Standing before a holy God, Isaiah realized his words revealed his heart.
But God didn’t leave him there. One of the angels touched Isaiah’s lips with a burning coal from the altar, symbolizing purification.
His lips were cleansed because God had transformed the heart behind them.
Let’s be honest, it’s hard to break our flesh. But I can genuinely say that gossiping and cursing, especially, do not show your intelligence.
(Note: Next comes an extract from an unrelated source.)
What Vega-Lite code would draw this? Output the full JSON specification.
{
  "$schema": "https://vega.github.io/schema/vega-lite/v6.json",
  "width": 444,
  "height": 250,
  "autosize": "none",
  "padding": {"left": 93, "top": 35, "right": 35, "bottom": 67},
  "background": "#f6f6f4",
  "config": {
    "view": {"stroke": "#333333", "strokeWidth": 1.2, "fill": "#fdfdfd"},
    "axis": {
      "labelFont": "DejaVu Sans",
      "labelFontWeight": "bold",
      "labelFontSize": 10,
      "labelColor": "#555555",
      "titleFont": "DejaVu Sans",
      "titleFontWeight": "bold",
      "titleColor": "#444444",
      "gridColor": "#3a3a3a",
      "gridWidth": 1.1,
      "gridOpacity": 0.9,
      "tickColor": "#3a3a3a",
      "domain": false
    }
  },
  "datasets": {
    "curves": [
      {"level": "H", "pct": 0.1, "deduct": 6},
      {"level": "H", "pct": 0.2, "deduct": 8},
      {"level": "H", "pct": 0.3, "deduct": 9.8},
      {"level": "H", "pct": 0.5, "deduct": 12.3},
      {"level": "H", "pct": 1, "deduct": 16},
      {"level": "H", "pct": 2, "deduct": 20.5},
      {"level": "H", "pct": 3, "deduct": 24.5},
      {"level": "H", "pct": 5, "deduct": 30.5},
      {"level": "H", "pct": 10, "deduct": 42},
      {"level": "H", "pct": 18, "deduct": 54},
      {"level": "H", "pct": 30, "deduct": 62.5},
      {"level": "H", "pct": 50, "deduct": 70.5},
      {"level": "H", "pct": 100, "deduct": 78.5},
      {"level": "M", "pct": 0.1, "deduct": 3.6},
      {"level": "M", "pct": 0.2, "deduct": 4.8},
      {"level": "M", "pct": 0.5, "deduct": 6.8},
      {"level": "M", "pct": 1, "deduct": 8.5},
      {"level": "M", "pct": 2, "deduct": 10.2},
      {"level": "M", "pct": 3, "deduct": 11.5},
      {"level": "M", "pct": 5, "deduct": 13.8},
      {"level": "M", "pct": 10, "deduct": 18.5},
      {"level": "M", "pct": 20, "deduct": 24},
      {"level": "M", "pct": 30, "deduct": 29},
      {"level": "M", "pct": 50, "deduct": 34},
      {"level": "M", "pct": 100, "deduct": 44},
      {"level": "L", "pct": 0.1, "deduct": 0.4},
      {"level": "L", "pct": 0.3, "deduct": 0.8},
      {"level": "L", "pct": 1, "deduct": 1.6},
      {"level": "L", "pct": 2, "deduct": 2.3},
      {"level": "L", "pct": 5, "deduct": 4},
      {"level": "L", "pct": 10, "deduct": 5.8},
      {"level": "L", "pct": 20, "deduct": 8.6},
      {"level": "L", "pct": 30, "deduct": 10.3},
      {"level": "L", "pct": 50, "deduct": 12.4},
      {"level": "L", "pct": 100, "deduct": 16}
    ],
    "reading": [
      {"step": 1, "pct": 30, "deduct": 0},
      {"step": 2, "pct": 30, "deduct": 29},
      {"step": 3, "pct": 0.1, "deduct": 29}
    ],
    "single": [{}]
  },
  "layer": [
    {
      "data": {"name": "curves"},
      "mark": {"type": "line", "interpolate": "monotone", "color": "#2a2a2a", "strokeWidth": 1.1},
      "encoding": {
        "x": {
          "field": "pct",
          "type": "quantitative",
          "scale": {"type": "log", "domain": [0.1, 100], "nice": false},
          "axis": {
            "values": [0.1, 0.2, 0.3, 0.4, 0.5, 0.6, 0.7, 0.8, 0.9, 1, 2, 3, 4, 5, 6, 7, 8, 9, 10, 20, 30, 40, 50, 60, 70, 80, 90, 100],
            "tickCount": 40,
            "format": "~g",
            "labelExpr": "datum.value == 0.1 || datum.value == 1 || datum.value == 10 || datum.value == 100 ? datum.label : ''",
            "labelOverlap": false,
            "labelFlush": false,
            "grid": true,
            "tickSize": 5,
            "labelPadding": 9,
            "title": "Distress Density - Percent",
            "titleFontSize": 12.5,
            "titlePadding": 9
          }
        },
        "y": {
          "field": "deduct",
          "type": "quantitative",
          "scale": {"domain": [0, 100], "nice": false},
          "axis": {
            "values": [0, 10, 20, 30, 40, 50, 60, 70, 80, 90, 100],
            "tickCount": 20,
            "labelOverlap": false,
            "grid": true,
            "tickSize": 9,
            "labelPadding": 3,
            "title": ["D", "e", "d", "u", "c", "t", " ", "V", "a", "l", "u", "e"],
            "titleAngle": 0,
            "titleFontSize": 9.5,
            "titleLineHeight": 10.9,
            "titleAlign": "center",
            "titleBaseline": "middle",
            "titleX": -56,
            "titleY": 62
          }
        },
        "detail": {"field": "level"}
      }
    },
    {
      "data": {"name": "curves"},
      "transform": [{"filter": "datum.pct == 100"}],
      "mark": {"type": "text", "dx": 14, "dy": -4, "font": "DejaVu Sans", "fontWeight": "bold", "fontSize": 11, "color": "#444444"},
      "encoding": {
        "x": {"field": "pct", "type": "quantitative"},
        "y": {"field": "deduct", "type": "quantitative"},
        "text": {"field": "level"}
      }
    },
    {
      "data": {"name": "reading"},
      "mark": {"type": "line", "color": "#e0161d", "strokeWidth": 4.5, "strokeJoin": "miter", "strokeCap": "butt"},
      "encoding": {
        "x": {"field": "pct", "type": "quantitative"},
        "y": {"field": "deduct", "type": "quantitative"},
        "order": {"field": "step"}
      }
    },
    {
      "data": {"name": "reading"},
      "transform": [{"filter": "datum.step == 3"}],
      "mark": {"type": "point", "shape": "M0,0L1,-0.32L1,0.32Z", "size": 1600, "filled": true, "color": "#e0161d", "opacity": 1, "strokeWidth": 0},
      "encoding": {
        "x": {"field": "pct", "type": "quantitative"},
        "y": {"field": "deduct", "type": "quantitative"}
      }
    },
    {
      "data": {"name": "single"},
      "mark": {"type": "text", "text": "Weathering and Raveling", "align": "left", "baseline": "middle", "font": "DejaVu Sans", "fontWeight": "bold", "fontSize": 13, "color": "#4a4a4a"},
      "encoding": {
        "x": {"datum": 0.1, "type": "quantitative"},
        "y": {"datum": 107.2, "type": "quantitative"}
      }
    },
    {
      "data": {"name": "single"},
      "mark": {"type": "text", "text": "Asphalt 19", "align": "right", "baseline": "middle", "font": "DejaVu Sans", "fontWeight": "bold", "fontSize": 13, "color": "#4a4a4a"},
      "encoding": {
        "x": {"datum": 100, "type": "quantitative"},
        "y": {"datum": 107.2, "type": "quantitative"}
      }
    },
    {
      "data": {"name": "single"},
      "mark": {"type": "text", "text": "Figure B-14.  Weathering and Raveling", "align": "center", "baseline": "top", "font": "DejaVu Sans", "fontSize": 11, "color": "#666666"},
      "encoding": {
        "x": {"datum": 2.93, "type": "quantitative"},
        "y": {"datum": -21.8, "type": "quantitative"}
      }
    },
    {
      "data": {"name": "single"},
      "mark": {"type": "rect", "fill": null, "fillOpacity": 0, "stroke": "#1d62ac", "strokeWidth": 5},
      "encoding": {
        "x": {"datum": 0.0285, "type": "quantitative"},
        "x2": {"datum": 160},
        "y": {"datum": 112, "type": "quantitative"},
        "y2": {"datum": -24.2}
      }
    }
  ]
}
There are so many other nouns, modified adjectives, and verbs you can use to say what you’re trying to say without cursing.
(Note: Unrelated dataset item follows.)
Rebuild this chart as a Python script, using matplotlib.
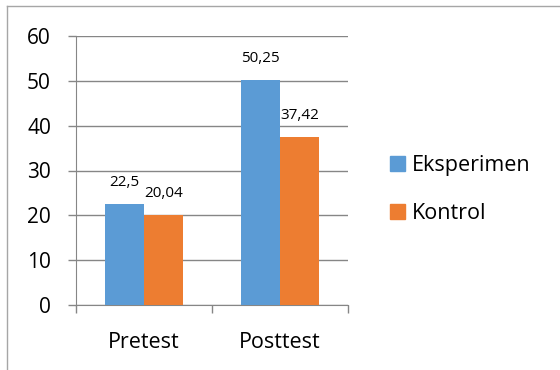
import matplotlib
matplotlib.use("Agg")
import matplotlib.pyplot as plt
from matplotlib.lines import Line2D
from matplotlib.patches import Patch
import numpy as np

# data
kategori = ["Pretest", "Posttest"]
eksperimen = [22.5, 50.25]
kontrol = [20.04, 37.42]
label_eks = ["22,5", "50,25"]
label_kon = ["20,04", "37,42"]
seri = ["Eksperimen", "Kontrol"]

plt.rcParams['font.family'] = ['Open Sans', 'DejaVu Sans']
biru = "#5B9BD5"
oranye = "#ED7D31"
abu = "#868686"

fig = plt.figure(figsize=(5.6, 3.7), dpi=100)
ax = fig.add_axes([76/560, 1-305/370, 272/560, 269/370])

x = np.arange(len(kategori))
w = 0.287
ax.bar(x - w/2, eksperimen, w, color=biru, zorder=3)
ax.bar(x + w/2, kontrol, w, color=oranye, zorder=3)

for xi, v, t in zip(x - w/2, eksperimen, label_eks):
    ax.annotate(t, (xi, v), xytext=(0, 15.5), textcoords="offset points",
                ha="center", va="center", fontsize=11)
for xi, v, t in zip(x + w/2, kontrol, label_kon):
    ax.annotate(t, (xi, v), xytext=(0, 15.5), textcoords="offset points",
                ha="center", va="center", fontsize=11)

ax.set_xlim(-0.5, 1.5)
ax.set_ylim(0, 60)
ax.set_yticks(range(0, 61, 10))
ax.yaxis.grid(True, color=abu, linewidth=1, zorder=0)
ax.set_xticks(x)
ax.set_xticklabels(kategori, fontsize=15.5)
ax.set_xticks([-0.5, 0.5, 1.5], minor=True)
ax.tick_params(axis="x", which="major", length=0, pad=19.5)
ax.tick_params(axis="x", which="minor", length=6, color=abu, width=1)
ax.tick_params(axis="y", length=6, color=abu, width=1, labelsize=15, pad=12)

for s in ["top", "right"]:
    ax.spines[s].set_visible(False)
ax.spines["left"].set_color(abu)
ax.spines["bottom"].set_color(abu)

h = [Patch(color=biru), Patch(color=oranye)]
fig.legend(h, seri, loc="center left", bbox_to_anchor=(390/560, 1-189.5/370),
           frameon=False, fontsize=15.5, handlelength=0.7, handleheight=0.7,
           handletextpad=0.3, labelspacing=1.25, borderpad=0, borderaxespad=0)

# bingkai (hanya atas dan kiri terlihat)
fig.add_artist(Line2D([7/560, 1], [1-6/370, 1-6/370], color="#A6A6A6", lw=1))
fig.add_artist(Line2D([7/560, 7/560], [0, 1-6/370], color="#A6A6A6", lw=1))

fig.savefig("out.png", dpi=100)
If you struggle with your mouth, the answer isn’t just trying harder to say the right things.
Proverbs 4:23 says:
“Guard your heart above all else, for it determines the course of your life.”
Your words are simply the overflow. Your cursing, gossiping, shaming, etc., is what your heart is full of.
The answer is to fix your heart on Jesus. Stop allowing the world to take precedence over the One who created it.
Practical Lessons
1. Pay attention to your words.
They reveal what your heart is already saying.
2. Don’t just watch your mouth in front of people you deem “Godly”, invite God to transform your heart.
3. Fill your heart with truth.
The more Scripture fills your heart and mind, the more it shapes your speech.
4. Ask God to purify your words.
Just as Isaiah did, we need God’s cleansing.
5. Use your mouth for what it was designed for. Bringing life, encouragement, and truth.
Following Jesus isn’t about becoming someone who never slips up.
It’s about becoming someone whose heart is being transformed by Christ.
Because when the heart changes, the mouth eventually follows.
And when Christ fills your heart, grace starts flowing out of your words.
One thing I’ve learned through my own story is that words leave marks.
Some of the hardest wounds I’ve had to overcome came from things people said, such as gossip, slander, exclusion, and conversations I wasn’t invited into but somehow still heard about later. Words can isolate people faster than almost anything else.
But the opposite is also true.
Words can heal.
Words can include.
Words can remind someone that they matter.
That realization is actually part of what inspired me to write A Note to the One Left Walking in the Grass. I know what it feels like to be on the outside of conversations, friendships, and circles you thought you belonged in. And I know how powerful it is when someone finally speaks life instead of judgment.
So today, maybe the question isn’t just “What am I saying?”
Maybe it’s:
“What kind of heart is shaping my words?”
Because the more we let Christ transform our hearts, the more our words begin to look like His, which are full of grace, truth, compassion, and life.
And that’s the kind of voice this world desperately needs more of.
Friend, Your mouth doesn’t accidentally reveal your heart—it brings it to the light.